文章目录
剑指offer-两个链表的第一个公共节点
题目
输入两个链表,找出它们的第一个公共结点。(注意因为传入数据是链表,所以错误测试数据的提示是用其他方式显示的,保证传入数据是正确的)
什么是公共节点
就是两条链表走着走着重合了:
如果没有公共节点返回none就可以了
思路
如果是存在两个链表的,着重考虑一长一短的情况,因为如果都一样长,他们同样的节点肯定都在同样的位置,只需要让指往前走,走到某个时候,两个指针相等就好。但其实这种情况只是两种不一样长度链表的特殊情况而已,这时候可以找到长链表比短链表多了几节,让长链表先走这么几节后,再一起往前走,走到相遇。

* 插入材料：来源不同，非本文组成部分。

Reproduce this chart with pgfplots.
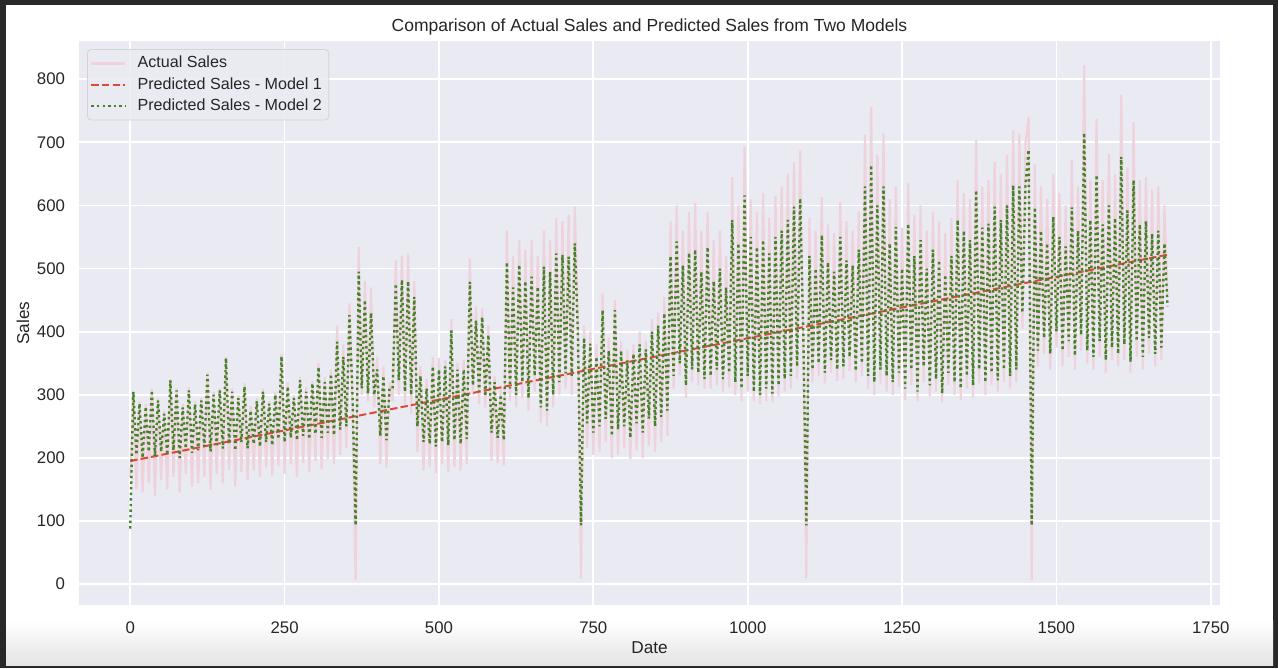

- 第一步:边界条件,两个链表某一个不存在(两个链表一模一样,返回链表头即可)
- 第二步:找到长链表比短链表多了几节:方法是连个指针一起走,循环,直到某一个指针为空,然后另一个指针再进入一个循环,同时记录走了几步,得到k。
- 第三步:长链表先走k后,然后一起走,直到相遇
解答
# -*- coding:utf-8 -*-
# class ListNode:
# def __init__(self, x):
# self.val = x
# self.next = None
class Solution:
def FindFirstCommonNode(self, pHead1, pHead2):
# write code here
if pHead1 == pHead2:
return pHead1
# 找到长链表比短链表多了几节
pTmp1 = pHead1
pTmp2 = pHead2
while pTmp1 and pTmp2:
pTmp1 = pTmp1.next
pTmp2 = pTmp2.next
# 如果pTmp2短,那么让pTmp1继续走
if pTmp1:
k = 0
while pTmp1:
pTmp1 = pTmp1.next
k += 1
# 现在长链表比短链表长k,因此先让长链表走k
pTmp1 = pHead1
pTmp2 = pHead2
for i in range(k):
pTmp1 = pTmp1.next
while pTmp1 != pTmp2:
pTmp1 = pTmp1.next
pTmp2 = pTmp2.next
return pTmp1
if pTmp2:
k = 0
while pTmp2:
pTmp2 = pTmp2.next
k += 1
# 现在长链表比短链表长k,因此先让长链表走k
pTmp1 = pHead1
pTmp2 = pHead2
for i in range(k):
pTmp2 = pTmp2.next
while pTmp1 != pTmp2:
pTmp1 = pTmp1.next
pTmp2 = pTmp2.next
return pTmp1
以上代码比较冗长,其实可以将其封装一个函数
# -*- coding:utf-8 -*-
# class ListNode:
# def __init__(self, x):
# self.val = x
# self.next = None
class Solution:
def FindFirstCommonNode(self, pHead1, pHead2):
# write code here
def find_equal(shortPointer, longPointer, shortHead, longHead):
k = 0
while longPointer:
longPointer = longPointer.next
k += 1
longPointer = longHead
shortPointer = shortHead
for i in range(k):
longPointer = longPointer.next
while shortPointer != longPointer:
shortPointer = shortPointer.next
longPointer = longPointer.next
return shortPointer
if pHead1 == pHead2:
return pHead1
pTmp1 = pHead1
pTmp2 = pHead2
while pTmp1 and pTmp2:
pTmp1 = pTmp1.next
pTmp2 = pTmp2.next
if pTmp1:
return find_equal(pTmp2, pTmp1, pHead2, pHead1)
if pTmp2:
return find_equal(pTmp1, pTmp2, pHead1, pHead2)